>> BEGIN DATASET ROWS

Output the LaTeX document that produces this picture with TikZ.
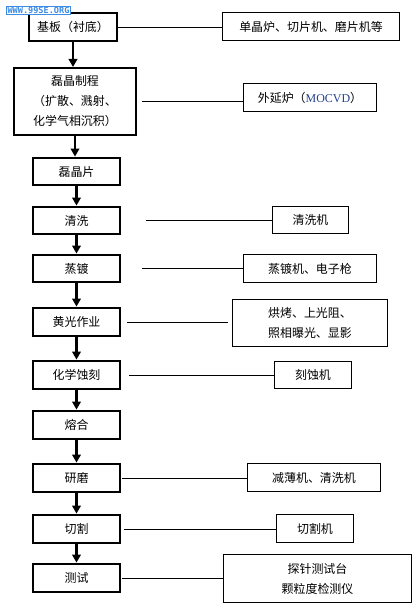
\documentclass[tikz,border=0pt]{standalone}
\usepackage{fontspec}
\setmainfont{Noto Sans CJK SC}
\newfontfamily\mocfont{Liberation Serif}
\newfontfamily\markfont{DejaVu Sans Mono}
\usepackage{tikz}
\usetikzlibrary{arrows.meta}
\usepackage{xcolor}
\definecolor{mocblue}{HTML}{23408E}
\definecolor{markblue}{HTML}{3C8CE6}

\begin{document}
\begin{tikzpicture}[x=1bp,y=-1bp,
  stage/.style={draw,line width=2.4bp,minimum width=86.6bp,minimum height=27.4bp,inner sep=0pt,align=center,font=\fontsize{12}{20}\selectfont},
  tool/.style={draw,line width=0.8bp,inner sep=0pt,align=center,font=\fontsize{12}{20}\selectfont},
  flow/.style={-{Triangle[width=8.5bp,length=8bp]},line width=2.6bp},
  link/.style={line width=0.8bp}]
\useasboundingbox (0,0) rectangle (413,606);
% process steps
\node[stage,minimum width=87.6bp,minimum height=27.6bp] (jiban) at (73,27) {基板（衬底）};
\node[stage,minimum width=121.6bp,minimum height=66.6bp] (zhicheng) at (75,101.5) {磊晶制程\\（扩散、溅射、\\化学气相沉积）};
\node[stage] (pian) at (76.5,171.5) {磊晶片};
\node[stage] (qingxi) at (76.5,220.5) {清洗};
\node[stage] (zhengdu) at (76.5,268.5) {蒸镀};
\node[stage,minimum height=28.4bp] (huangguang) at (76.5,322) {黄光作业};
\node[stage,minimum height=28.4bp] (shike) at (76.5,375) {化学蚀刻};
\node[stage,minimum height=28.4bp] (ronghe) at (76.5,425) {熔合};
\node[stage,minimum height=28.4bp] (yanmo) at (76.5,478) {研磨};
\node[stage,minimum height=28.4bp] (qiege) at (76.5,529) {切割};
\node[stage,minimum height=28.4bp] (ceshi) at (76.5,578) {测试};
% equipment
\node[tool,minimum width=177.2bp,minimum height=28.2bp] (t1) at (311,26.5) {单晶炉、切片机、磨片机等};
\node[tool,minimum width=133.2bp,minimum height=28.2bp] (t2) at (310,97.5) {外延炉（{\mocfont\color{mocblue}MOCVD}）};
\node[tool,minimum width=76.2bp,minimum height=27.2bp] (t3) at (310.5,220) {清洗机};
\node[tool,minimum width=133.2bp,minimum height=28.2bp] (t4) at (310,268.5) {蒸镀机、电子枪};
\node[tool,minimum width=155.2bp,minimum height=47.2bp] (t5) at (310,323) {烘烤、上光阻、\\照相曝光、显影};
\node[tool,minimum width=77.2bp,minimum height=27.2bp] (t6) at (313,375) {刻蚀机};
\node[tool,minimum width=133.2bp,minimum height=28.2bp] (t7) at (314,477.5) {减薄机、清洗机};
\node[tool,minimum width=77.2bp,minimum height=28.2bp] (t8) at (315,528.5) {切割机};
\node[tool,minimum width=188.2bp,minimum height=48.2bp] (t9) at (317.5,578.5) {探针测试台\\颗粒度检测仪};
% arrows
\foreach \a/\b in {jiban/zhicheng,zhicheng/pian,pian/qingxi,qingxi/zhengdu,zhengdu/huangguang,huangguang/shike,shike/ronghe,ronghe/yanmo,yanmo/qiege,qiege/ceshi}
  \draw[flow] (\a.south) -- (\a.south |- \b.north);
% links
\foreach \a/\b/\s/\e in {jiban/t1/0/0,zhicheng/t2/5/0,qingxi/t3/25/0,zhengdu/t4/21/0,huangguang/t5/6/4,shike/t6/8/0,yanmo/t7/1/0,qiege/t8/3/0,ceshi/t9/1/0}
  \draw[link,shorten <=\s bp,shorten >=\e bp] (\a.east) -- (\a.east -| \b.west);
% watermark
\node[draw=markblue,fill=white,line width=0.8bp,inner xsep=1bp,inner ysep=0.5bp,text=markblue,font=\markfont\bfseries\fontsize{8.6}{9}\selectfont] (mark) at (38.5,10.5) {WWW.99SE.ORG};
\end{tikzpicture}
\end{document}
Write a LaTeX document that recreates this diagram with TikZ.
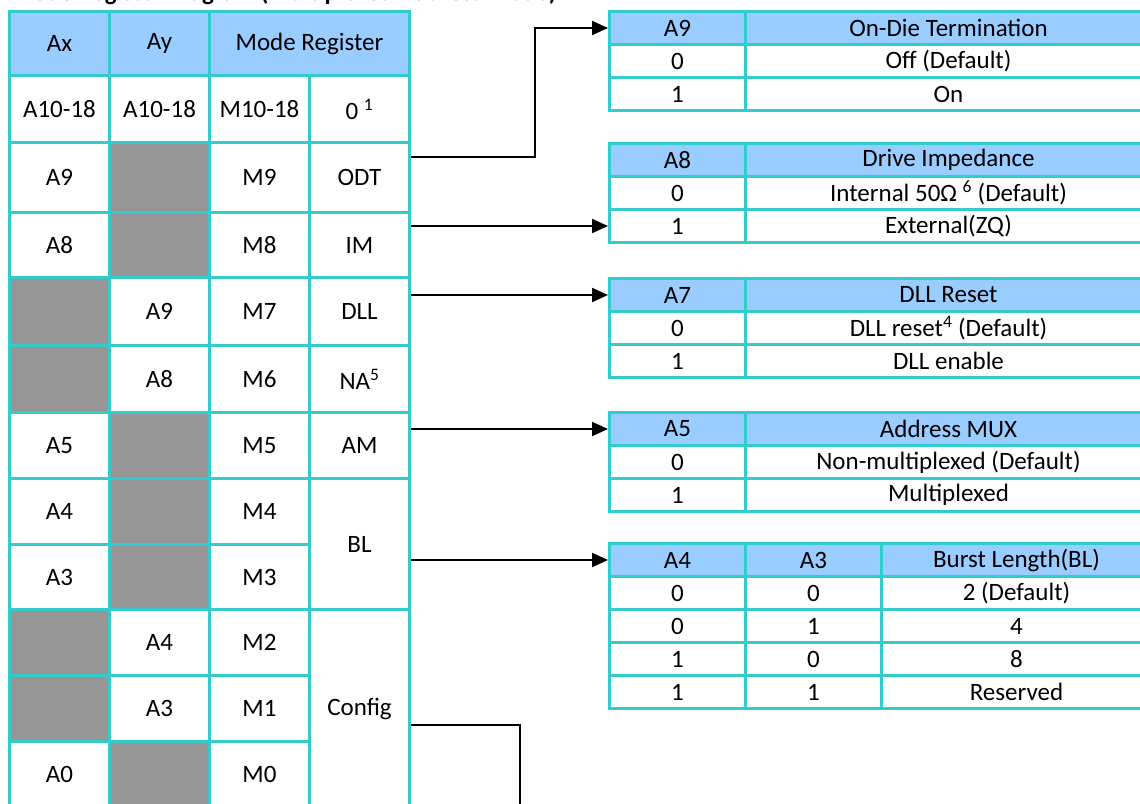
\documentclass[tikz,border=0pt]{standalone}
\usepackage{fontspec}
\setmainfont{Carlito}
\usetikzlibrary{arrows.meta}
\definecolor{tq}{RGB}{51,204,204}
\definecolor{hdblue}{RGB}{153,204,255}
\definecolor{cellgrey}{RGB}{150,150,150}

\begin{document}
\begin{tikzpicture}[x=1pt,y=-1pt,->,>={Triangle[length=16pt,width=14pt]},
  every node/.style={font=\fontsize{25}{30}\selectfont},
  cell/.style={draw=tq,line width=3pt,anchor=north west,inner sep=0pt,minimum width=100pt,fill=white},
  opt/.style={draw=tq,line width=3pt,anchor=north west,inner sep=0pt,minimum height=33pt,fill=white},
  plain/.style={},
  blank/.style={fill=cellgrey},
  head/.style={fill=hdblue},
  wire/.style={line width=2pt,black}]
\useasboundingbox (0,0) rectangle (1140,803);
\node[anchor=base west,font=\fontsize{25}{30}\selectfont\bfseries] (title) at (8,0.5) {Mode Register Diagram (Multiplexed Address Mode)};
% register table
\node[cell,head,minimum height=64] (hax) at (8,10) {Ax};
\node[cell,head,minimum height=64] (hay) at (108,10) {Ay};
\node[cell,head,minimum height=64,minimum width=200] (hmr) at (208,10) {Mode Register};
\foreach \i/\t/\h/\ax/\sx/\ay/\sy in {10/74/67/A10-18/plain/A10-18/plain, 9/141/70/A9/plain//blank,
    8/211/65/A8/plain//blank, 7/276/68//blank/A9/plain, 6/344/67//blank/A8/plain,
    5/411/66/A5/plain//blank, 4/477/66/A4/plain//blank, 3/543/65/A3/plain//blank,
    2/608/66//blank/A4/plain, 1/674/66//blank/A3/plain, 0/740/66/A0/plain//blank}{
  \node[cell,\sx,minimum height=\h] (ax\i) at (8,\t) {\ax};
  \node[cell,\sy,minimum height=\h] (ay\i) at (108,\t) {\ay};
  \node[cell,minimum height=\h] (m\i) at (208,\t) {\ifnum\i=10 M10-18\else M\i\fi};
}
\node[cell,minimum height=67] (fz) at (308,74) {0 \textsuperscript{1}};
\node[cell,minimum height=70] (odt) at (308,141) {ODT};
\node[cell,minimum height=65] (im) at (308,211) {IM};
\node[cell,minimum height=68] (dll) at (308,276) {DLL};
\node[cell,minimum height=67] (na) at (308,344) {NA\textsuperscript{5}};
\node[cell,minimum height=66] (am) at (308,411) {AM};
\node[cell,minimum height=131] (bl) at (308,477) {BL};
\node[cell,minimum height=198] (cfg) at (308,608) {Config};
% option tables
\foreach \n/\t/\k/\hd/\va/\vb in {odt/10/A9/On-Die Termination/Off (Default)/On,
    im/142/A8/Drive Impedance/Internal 50Ω \textsuperscript{6} (Default)/External(ZQ),
    dll/277/A7/DLL Reset/DLL reset\textsuperscript{4} (Default)/DLL enable,
    am/411/A5/Address MUX/Non-multiplexed (Default)/Multiplexed}{
  \node[opt,head,minimum width=136] (\n-h) at (608,\t) {\k};
  \node[opt,head,minimum width=406] (\n-t) at (744,\t) {\hd};
  \node[opt,minimum width=136] (\n-a0) at (608,\t+33) {0};
  \node[opt,minimum width=406] (\n-b0) at (744,\t+33) {\va};
  \node[opt,minimum width=136] (\n-a1) at (608,\t+66) {1};
  \node[opt,minimum width=406] (\n-b1) at (744,\t+66) {\vb};
}
\node[opt,head,minimum width=136] (bl-h) at (608,542) {A4};
\node[opt,head,minimum width=136] (bl-g) at (744,542) {A3};
\node[opt,head,minimum width=270] (bl-t) at (880,542) {Burst Length(BL)};
\foreach \r/\p/\q/\v in {1/0/0/2 (Default), 2/0/1/4, 3/1/0/8, 4/1/1/Reserved}{
  \node[opt,minimum width=136] (bl-a\r) at (608,542+33*\r) {\p};
  \node[opt,minimum width=136] (bl-b\r) at (744,542+33*\r) {\q};
  \node[opt,minimum width=270] (bl-c\r) at (880,542+33*\r) {\v};
}
% connectors
\coordinate (cfg-end) at (520,820);
\draw[wire] ([yshift=21pt]odt.east) -- ++(124,0) |- (odt-h.west);
\draw[wire] (im.east |- im-a1.west) -- (im-a1.west);
\draw[wire] (dll.east |- dll-h.west) -- (dll-h.west);
\draw[wire] (am.east |- am-h.west) -- (am-h.west);
\draw[wire] (bl.east |- bl-h.west) -- (bl-h.west);
\draw[wire] ([yshift=-16pt]cfg.east) -| (cfg-end);
\end{tikzpicture}
\end{document}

>> END DATASET ROWS

**TASK OBJECTIVE**
Read the entries and select each line where the word "this" is found.

**RESULT BELOW**
Output the LaTeX document that produces this picture with TikZ.
Write a LaTeX document that recreates this diagram with TikZ.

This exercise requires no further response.